If you can tell them what it costs but not how much they can make, he says the response usually runs something like: "What do have to hide? The other five companies will tell me. Why not you?"
When your franchise is solid, says Simpson, "An earnings claim is an opportunity to showcase your company. It provides instant credibility with a candidate because you have one."
An FPR also can be used as a tease in your ads, he says, but be sure to check with your attorney first. "You have to be careful. Done the right way it's useful." Done the wrong way, it could be trouble.

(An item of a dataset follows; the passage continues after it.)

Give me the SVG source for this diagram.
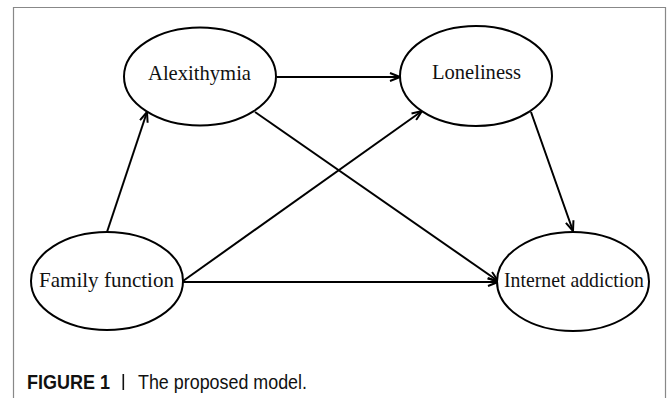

And it may sound ridiculous to have to say this to a candidate when you hand them your FDD but, "When they get this document, first of all, the biggest advice is 'You really should read it.' I know from experience that most candidates don't," says Simpson.
"And if you get an FDD and there is no Item 19, ask a very direct question: 'Why not?' How they respond to that will you give you a glimpse of the integrity and the sustainability of that franchise."
"I certainly like agreements with earnings claims more than agreements without them," says Gary Robins, who owns 30 Supercuts and Cost Cutters salons in Pennsylvania and New Jersey. "I use them to analyze the business risk and the return on investment."
Robins says he's always looking for good opportunities—not one or two units, but 10 or 20—so he examines the "context" of the numbers presented in Item 19. "You need to understand what you're looking at—sales, not expenses, and the class of stores they're giving you."
For example, if a brand has 500 stores, he might be looking at a sample of 100 stores open 5 or more years, that is, their most mature, successful stores. "You have to look closely at the data," he says.
As an experienced reader of FDDs, Robins says he is seeing more sales data coming through, but many are still leaving out expense data. "I guess it's helpful, and a step in the right direction," he says.
"Whether there is an earnings claim in the agreement or not, I have to get insight into the business model—whether through an earnings claim or looking at franchisee financials," he says. "I would not proceed without having a direct earnings claim or an indirect earnings claim."